Late on Saturday, Israeli police officers forcibly entered the compound and removed hundreds of Muslim worshipers, while also arresting at least two worshipers, Palestinian news agency WAFA reported.
On Sunday morning, Israeli forces were deployed in the compound and at its gates to secure the settlers' incursions, amid growing restrictions on worshipers entering the mosque.
Based on a joint agreement, the compound is administered by Jordan's Waqf, while Israel controls access to the holy site under the pretense of providing security.
Under a longstanding status quo, non-Muslims can visit the site at specific times but are not allowed to pray there.
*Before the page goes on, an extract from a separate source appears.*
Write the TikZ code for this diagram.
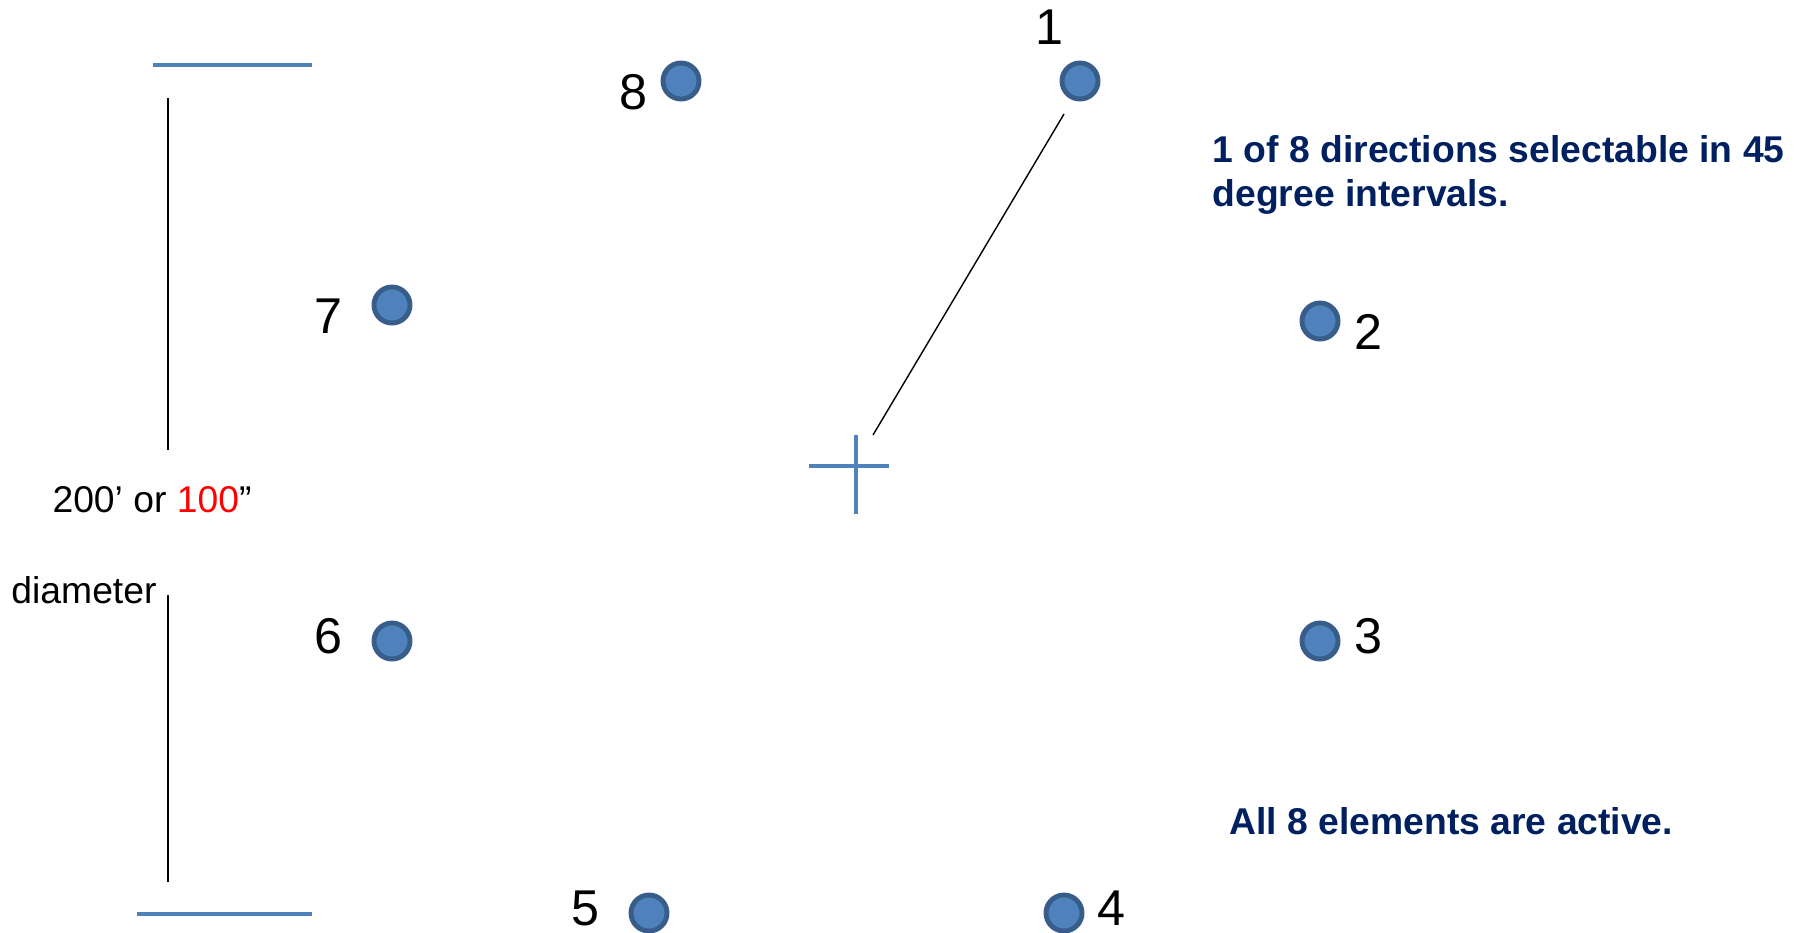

In recent years, a growing number of Jews, most of them Israeli nationalists, have covertly prayed at the compound, a development decried by Palestinians as well as Western governments, which have warned that such moves threaten the fragile arrangement at Jerusalem's holy sites.
This was the latest episode in an ongoing wave of settler terrorism targeting the Palestinian communities in the occupied Jerusalem and the West Bank.
In middle of Saturday night, Israeli settlers set a Palestinian-owned house on fire in town of Sinjil, to the north of Ramallah in the central West Bank.
Witnesses told WAFA that the houseowner, Ahmad Maher Awashreh, 35, and his family, including children, were fortunately pulled out alive after four Israeli settlers threw incendiary bottles into the house.
The same night, extremist Israeli settlers pelted stones at Palestinian vehicles causing damage to some of them near the village of Deir Sharaf, to the west of Nablus, and blocked a junction in the northern Jordan Valley.
Israeli settler violence against Palestinians and their property is commonplace in the West Bank and is rarely prosecuted by Israeli authorities.
There are over 650,000 Israeli settlers illegally occupying portions of the West Bank in violation of international law and established norms prohibiting the relocation of the occupying power's civil population to the land of the occupied.
In same context, nine members of the Security Council criticised Israel's settlement activities in Palestinian territories and appealed for a de-escalation of Israeli-Palestinian tensions.
The parties urged "all sides to refrain from unilateral steps that escalate tensions (and) refrain from provocative actions and messages at this sensitive time," noting this season's convergence of religious holidays Ramadan, Passover and Easter.